◆ To do: Starting at the first line of the listing below, repeat each line exactly until the line containing "30, 35, 40];", which you include. Leave out pictures.

◆ Information shown:
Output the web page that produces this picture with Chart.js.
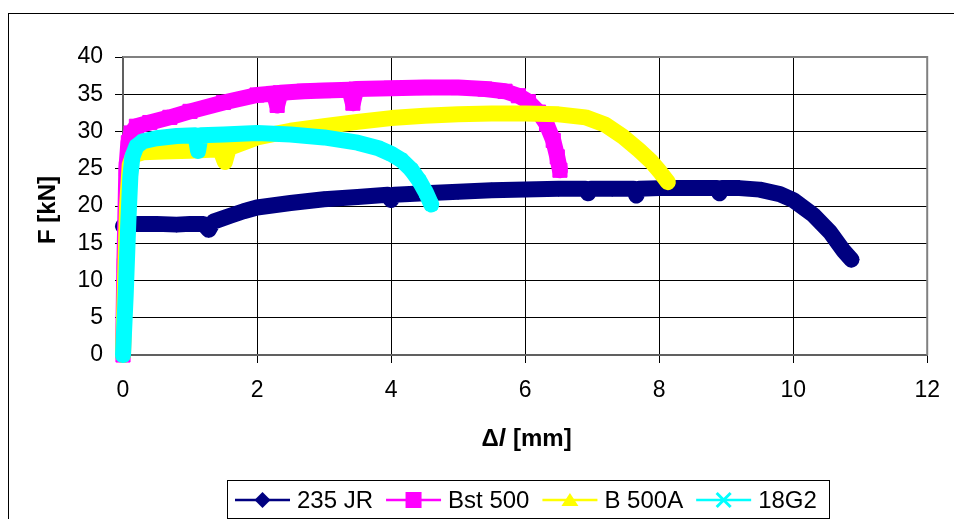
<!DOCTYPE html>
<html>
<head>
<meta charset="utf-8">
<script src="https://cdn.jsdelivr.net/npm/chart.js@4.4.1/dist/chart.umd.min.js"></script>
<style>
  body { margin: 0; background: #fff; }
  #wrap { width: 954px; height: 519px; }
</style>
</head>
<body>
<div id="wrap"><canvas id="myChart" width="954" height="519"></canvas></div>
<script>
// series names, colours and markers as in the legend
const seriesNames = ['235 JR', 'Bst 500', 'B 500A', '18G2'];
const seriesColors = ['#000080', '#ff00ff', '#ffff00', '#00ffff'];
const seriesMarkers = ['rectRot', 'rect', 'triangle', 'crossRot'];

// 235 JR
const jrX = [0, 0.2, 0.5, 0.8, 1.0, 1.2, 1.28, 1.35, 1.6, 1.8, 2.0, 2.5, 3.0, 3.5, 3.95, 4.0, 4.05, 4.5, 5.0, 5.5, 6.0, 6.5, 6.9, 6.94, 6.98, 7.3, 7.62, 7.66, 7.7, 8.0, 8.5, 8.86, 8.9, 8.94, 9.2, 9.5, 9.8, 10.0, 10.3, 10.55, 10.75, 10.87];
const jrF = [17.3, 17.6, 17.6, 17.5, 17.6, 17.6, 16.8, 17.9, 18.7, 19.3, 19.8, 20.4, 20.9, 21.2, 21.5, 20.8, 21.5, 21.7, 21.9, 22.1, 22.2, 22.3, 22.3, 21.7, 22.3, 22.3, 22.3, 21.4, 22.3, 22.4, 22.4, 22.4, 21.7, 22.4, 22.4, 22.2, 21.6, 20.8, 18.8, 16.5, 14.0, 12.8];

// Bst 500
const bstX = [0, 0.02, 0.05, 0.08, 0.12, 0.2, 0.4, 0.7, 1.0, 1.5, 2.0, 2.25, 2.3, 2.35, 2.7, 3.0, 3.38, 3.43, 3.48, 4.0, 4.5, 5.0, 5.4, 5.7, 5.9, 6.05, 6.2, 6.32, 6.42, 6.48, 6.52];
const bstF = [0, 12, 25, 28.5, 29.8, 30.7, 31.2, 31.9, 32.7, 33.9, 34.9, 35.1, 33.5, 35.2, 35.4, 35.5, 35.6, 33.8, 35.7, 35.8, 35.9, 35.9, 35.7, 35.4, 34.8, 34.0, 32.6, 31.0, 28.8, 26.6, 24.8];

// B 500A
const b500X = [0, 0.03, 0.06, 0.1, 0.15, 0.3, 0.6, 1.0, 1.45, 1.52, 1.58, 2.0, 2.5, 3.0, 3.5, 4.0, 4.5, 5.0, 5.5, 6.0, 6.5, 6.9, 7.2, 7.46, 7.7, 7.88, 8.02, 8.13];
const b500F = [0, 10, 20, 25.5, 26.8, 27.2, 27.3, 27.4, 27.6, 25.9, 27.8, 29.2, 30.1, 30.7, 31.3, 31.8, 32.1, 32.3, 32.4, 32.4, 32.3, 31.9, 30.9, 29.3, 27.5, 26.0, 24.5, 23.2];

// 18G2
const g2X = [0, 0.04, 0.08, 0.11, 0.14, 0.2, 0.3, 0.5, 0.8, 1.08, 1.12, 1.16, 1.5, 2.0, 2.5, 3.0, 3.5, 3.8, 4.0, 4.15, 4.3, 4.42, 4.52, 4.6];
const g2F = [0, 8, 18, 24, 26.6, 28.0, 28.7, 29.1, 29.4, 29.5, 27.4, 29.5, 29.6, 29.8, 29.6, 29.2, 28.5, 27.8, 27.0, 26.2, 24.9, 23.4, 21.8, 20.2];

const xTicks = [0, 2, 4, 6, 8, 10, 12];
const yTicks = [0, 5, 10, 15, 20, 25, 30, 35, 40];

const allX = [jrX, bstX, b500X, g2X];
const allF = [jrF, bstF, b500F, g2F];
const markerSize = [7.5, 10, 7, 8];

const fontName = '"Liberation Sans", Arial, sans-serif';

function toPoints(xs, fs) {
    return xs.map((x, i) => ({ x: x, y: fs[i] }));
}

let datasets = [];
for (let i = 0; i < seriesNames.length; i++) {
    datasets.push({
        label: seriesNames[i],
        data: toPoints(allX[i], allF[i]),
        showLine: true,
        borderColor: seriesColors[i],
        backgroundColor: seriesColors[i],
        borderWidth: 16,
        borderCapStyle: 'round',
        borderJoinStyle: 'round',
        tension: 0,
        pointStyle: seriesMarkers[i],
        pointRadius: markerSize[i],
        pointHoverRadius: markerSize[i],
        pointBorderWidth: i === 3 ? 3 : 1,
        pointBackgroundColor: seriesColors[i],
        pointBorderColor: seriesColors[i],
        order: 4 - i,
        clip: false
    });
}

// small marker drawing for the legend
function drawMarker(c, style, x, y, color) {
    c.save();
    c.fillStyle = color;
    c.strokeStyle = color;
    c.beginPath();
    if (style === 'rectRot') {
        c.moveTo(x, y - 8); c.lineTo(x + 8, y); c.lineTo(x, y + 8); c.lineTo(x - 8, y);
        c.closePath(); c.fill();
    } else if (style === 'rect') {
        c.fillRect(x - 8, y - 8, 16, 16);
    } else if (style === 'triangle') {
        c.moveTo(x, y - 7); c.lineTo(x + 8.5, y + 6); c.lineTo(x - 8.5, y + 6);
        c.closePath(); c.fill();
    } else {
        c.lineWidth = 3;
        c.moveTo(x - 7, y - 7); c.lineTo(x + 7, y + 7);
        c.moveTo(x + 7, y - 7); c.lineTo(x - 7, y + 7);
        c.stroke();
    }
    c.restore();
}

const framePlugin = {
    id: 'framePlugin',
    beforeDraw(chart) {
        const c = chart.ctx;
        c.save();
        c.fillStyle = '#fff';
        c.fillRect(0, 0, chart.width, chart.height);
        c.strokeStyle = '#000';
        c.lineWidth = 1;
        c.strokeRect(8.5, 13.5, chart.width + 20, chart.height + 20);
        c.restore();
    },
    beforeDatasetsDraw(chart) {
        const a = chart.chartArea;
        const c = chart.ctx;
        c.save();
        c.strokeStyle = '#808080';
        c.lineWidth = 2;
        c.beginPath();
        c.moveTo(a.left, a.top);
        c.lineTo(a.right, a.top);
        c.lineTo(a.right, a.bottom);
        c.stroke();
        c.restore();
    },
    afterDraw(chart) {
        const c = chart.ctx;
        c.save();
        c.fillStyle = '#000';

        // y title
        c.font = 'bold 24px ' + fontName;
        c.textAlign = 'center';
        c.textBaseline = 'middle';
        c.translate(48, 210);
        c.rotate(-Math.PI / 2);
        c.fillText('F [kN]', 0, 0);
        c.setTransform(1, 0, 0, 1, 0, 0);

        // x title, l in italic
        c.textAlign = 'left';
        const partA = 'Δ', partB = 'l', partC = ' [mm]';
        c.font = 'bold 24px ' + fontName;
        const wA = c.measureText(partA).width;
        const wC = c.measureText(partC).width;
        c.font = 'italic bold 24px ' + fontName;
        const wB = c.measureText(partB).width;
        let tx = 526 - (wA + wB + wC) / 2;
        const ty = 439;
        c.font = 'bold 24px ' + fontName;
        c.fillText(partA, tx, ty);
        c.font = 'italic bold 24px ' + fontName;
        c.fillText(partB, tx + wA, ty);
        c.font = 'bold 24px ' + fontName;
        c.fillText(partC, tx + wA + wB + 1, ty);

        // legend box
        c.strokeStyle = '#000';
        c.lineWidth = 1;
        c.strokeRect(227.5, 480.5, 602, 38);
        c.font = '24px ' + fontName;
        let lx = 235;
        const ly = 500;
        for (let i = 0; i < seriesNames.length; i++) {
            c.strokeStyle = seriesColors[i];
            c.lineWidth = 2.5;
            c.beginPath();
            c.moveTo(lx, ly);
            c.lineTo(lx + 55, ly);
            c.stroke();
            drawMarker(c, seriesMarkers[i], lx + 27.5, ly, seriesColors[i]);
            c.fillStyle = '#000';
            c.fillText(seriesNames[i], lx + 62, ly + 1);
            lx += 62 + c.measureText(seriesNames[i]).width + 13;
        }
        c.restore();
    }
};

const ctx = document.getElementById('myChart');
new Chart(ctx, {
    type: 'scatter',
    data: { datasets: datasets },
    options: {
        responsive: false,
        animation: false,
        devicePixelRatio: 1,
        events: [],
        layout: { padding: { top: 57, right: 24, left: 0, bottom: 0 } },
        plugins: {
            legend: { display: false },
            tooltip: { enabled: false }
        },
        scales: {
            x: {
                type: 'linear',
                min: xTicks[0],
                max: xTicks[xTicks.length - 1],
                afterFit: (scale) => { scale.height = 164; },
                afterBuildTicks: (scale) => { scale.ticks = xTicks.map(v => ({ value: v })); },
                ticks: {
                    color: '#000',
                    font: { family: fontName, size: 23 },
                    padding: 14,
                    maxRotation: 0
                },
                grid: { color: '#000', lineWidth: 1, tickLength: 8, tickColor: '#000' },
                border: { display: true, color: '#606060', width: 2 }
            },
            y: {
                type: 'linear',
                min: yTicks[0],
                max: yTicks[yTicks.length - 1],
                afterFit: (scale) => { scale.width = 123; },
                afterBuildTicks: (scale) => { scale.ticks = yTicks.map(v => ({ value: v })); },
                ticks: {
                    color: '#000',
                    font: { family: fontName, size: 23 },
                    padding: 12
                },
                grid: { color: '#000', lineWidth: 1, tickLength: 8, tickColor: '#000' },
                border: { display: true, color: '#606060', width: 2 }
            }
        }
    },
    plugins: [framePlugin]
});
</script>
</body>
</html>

◆ Solution to this task:
Output the web page that produces this picture with Chart.js.
<!DOCTYPE html>
<html>
<head>
<meta charset="utf-8">
<script src="https://cdn.jsdelivr.net/npm/chart.js@4.4.1/dist/chart.umd.min.js"></script>
<style>
  body { margin: 0; background: #fff; }
  #wrap { width: 954px; height: 519px; }
</style>
</head>
<body>
<div id="wrap"><canvas id="myChart" width="954" height="519"></canvas></div>
<script>
// series names, colours and markers as in the legend
const seriesNames = ['235 JR', 'Bst 500', 'B 500A', '18G2'];
const seriesColors = ['#000080', '#ff00ff', '#ffff00', '#00ffff'];
const seriesMarkers = ['rectRot', 'rect', 'triangle', 'crossRot'];

// 235 JR
const jrX = [0, 0.2, 0.5, 0.8, 1.0, 1.2, 1.28, 1.35, 1.6, 1.8, 2.0, 2.5, 3.0, 3.5, 3.95, 4.0, 4.05, 4.5, 5.0, 5.5, 6.0, 6.5, 6.9, 6.94, 6.98, 7.3, 7.62, 7.66, 7.7, 8.0, 8.5, 8.86, 8.9, 8.94, 9.2, 9.5, 9.8, 10.0, 10.3, 10.55, 10.75, 10.87];
const jrF = [17.3, 17.6, 17.6, 17.5, 17.6, 17.6, 16.8, 17.9, 18.7, 19.3, 19.8, 20.4, 20.9, 21.2, 21.5, 20.8, 21.5, 21.7, 21.9, 22.1, 22.2, 22.3, 22.3, 21.7, 22.3, 22.3, 22.3, 21.4, 22.3, 22.4, 22.4, 22.4, 21.7, 22.4, 22.4, 22.2, 21.6, 20.8, 18.8, 16.5, 14.0, 12.8];

// Bst 500
const bstX = [0, 0.02, 0.05, 0.08, 0.12, 0.2, 0.4, 0.7, 1.0, 1.5, 2.0, 2.25, 2.3, 2.35, 2.7, 3.0, 3.38, 3.43, 3.48, 4.0, 4.5, 5.0, 5.4, 5.7, 5.9, 6.05, 6.2, 6.32, 6.42, 6.48, 6.52];
const bstF = [0, 12, 25, 28.5, 29.8, 30.7, 31.2, 31.9, 32.7, 33.9, 34.9, 35.1, 33.5, 35.2, 35.4, 35.5, 35.6, 33.8, 35.7, 35.8, 35.9, 35.9, 35.7, 35.4, 34.8, 34.0, 32.6, 31.0, 28.8, 26.6, 24.8];

// B 500A
const b500X = [0, 0.03, 0.06, 0.1, 0.15, 0.3, 0.6, 1.0, 1.45, 1.52, 1.58, 2.0, 2.5, 3.0, 3.5, 4.0, 4.5, 5.0, 5.5, 6.0, 6.5, 6.9, 7.2, 7.46, 7.7, 7.88, 8.02, 8.13];
const b500F = [0, 10, 20, 25.5, 26.8, 27.2, 27.3, 27.4, 27.6, 25.9, 27.8, 29.2, 30.1, 30.7, 31.3, 31.8, 32.1, 32.3, 32.4, 32.4, 32.3, 31.9, 30.9, 29.3, 27.5, 26.0, 24.5, 23.2];

// 18G2
const g2X = [0, 0.04, 0.08, 0.11, 0.14, 0.2, 0.3, 0.5, 0.8, 1.08, 1.12, 1.16, 1.5, 2.0, 2.5, 3.0, 3.5, 3.8, 4.0, 4.15, 4.3, 4.42, 4.52, 4.6];
const g2F = [0, 8, 18, 24, 26.6, 28.0, 28.7, 29.1, 29.4, 29.5, 27.4, 29.5, 29.6, 29.8, 29.6, 29.2, 28.5, 27.8, 27.0, 26.2, 24.9, 23.4, 21.8, 20.2];

const xTicks = [0, 2, 4, 6, 8, 10, 12];
const yTicks = [0, 5, 10, 15, 20, 25, 30, 35, 40];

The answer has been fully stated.